## Your objective
Reproduce each line of the material exactly, minus any picture.

____ Information shown

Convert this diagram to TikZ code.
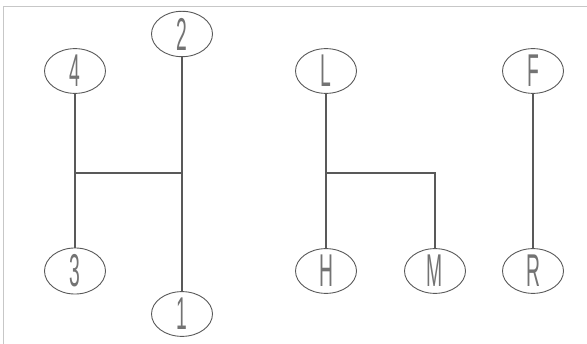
\documentclass[tikz,border=0pt]{standalone}
\usepackage{fontspec}
\setmainfont{Liberation Sans}
\usetikzlibrary{shapes.geometric, positioning}

\begin{document}
\begin{tikzpicture}[
        x=1pt, y=-1pt,
        % Styles
        knob/.style={draw=black!65, ellipse, line width=0.9pt, minimum width=61pt, minimum height=38pt, inner sep=0pt, text=black!55, font=\fontsize{46}{46}\selectfont},
        rod/.style={draw=black!65, line width=1.2pt}
    ]
    \newcommand{\gl}[1]{\scalebox{0.42}[1]{#1}}

    % Frame
    \useasboundingbox (0,0) rectangle (587,344);
    \draw[black!22, line width=1pt] (3,344) -- (3,7) -- (587,7);

    % Gear knobs (left H)
    \node[knob] (n2) at (182,34) {\gl{2}};
    \node[knob] (n4) at (75,71) {\gl{4}};
    \node[knob] (n3) at (75,271) {\gl{3}};
    \node[knob] (n1) at (182,314) {\gl{1}};

    % Range knobs (right)
    \node[knob] (nL) at (326,71) {\gl{L}};
    \node[knob] (nH) at (326,271) {\gl{H}};
    \node[knob] (nM) at (435,271) {\gl{M}};
    \node[knob] (nF) at (533,71) {\gl{F}};
    \node[knob] (nR) at (533,271) {\gl{R}};

    % Gate
    \coordinate (gate) at (0,173);

    \draw[rod] (n4) -- (n3);
    \draw[rod] (n2) -- (n1);
    \draw[rod] (n4 |- gate) -- (n2 |- gate);

    \draw[rod] (nL) -- (nH);
    \draw[rod] (nL |- gate) -| (nM);
    \draw[rod] (nF) -- (nR);

\end{tikzpicture}
\end{document}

________

## The solution
Convert this diagram to TikZ code.
\documentclass[tikz,border=0pt]{standalone}
\usepackage{fontspec}
\setmainfont{Liberation Sans}
\usetikzlibrary{shapes.geometric, positioning}

\begin{document}
\begin{tikzpicture}[
        x=1pt, y=-1pt,
        % Styles
        knob/.style={draw=black!65, ellipse, line width=0.9pt, minimum width=61pt, minimum height=38pt, inner sep=0pt, text=black!55, font=\fontsize{46}{46}\selectfont},
        rod/.style={draw=black!65, line width=1.2pt}
    ]
    \newcommand{\gl}[1]{\scalebox{0.42}[1]{#1}}

    % Frame
    \useasboundingbox (0,0) rectangle (587,344);
    \draw[black!22, line width=1pt] (3,344) -- (3,7) -- (587,7);

    % Gear knobs (left H)
    \node[knob] (n2) at (182,34) {\gl{2}};
    \node[knob] (n4) at (75,71) {\gl{4}};
    \node[knob] (n3) at (75,271) {\gl{3}};
    \node[knob] (n1) at (182,314) {\gl{1}};

    % Range knobs (right)
    \node[knob] (nL) at (326,71) {\gl{L}};
    \node[knob] (nH) at (326,271) {\gl{H}};
    \node[knob] (nM) at (435,271) {\gl{M}};
    \node[knob] (nF) at (533,71) {\gl{F}};
    \node[knob] (nR) at (533,271) {\gl{R}};

    % Gate
    \coordinate (gate) at (0,173);

    \draw[rod] (n4) -- (n3);
    \draw[rod] (n2) -- (n1);
    \draw[rod] (n4 |- gate) -- (n2 |- gate);

    \draw[rod] (nL) -- (nH);
    \draw[rod] (nL |- gate) -| (nM);
    \draw[rod] (nF) -- (nR);

\end{tikzpicture}
\end{document}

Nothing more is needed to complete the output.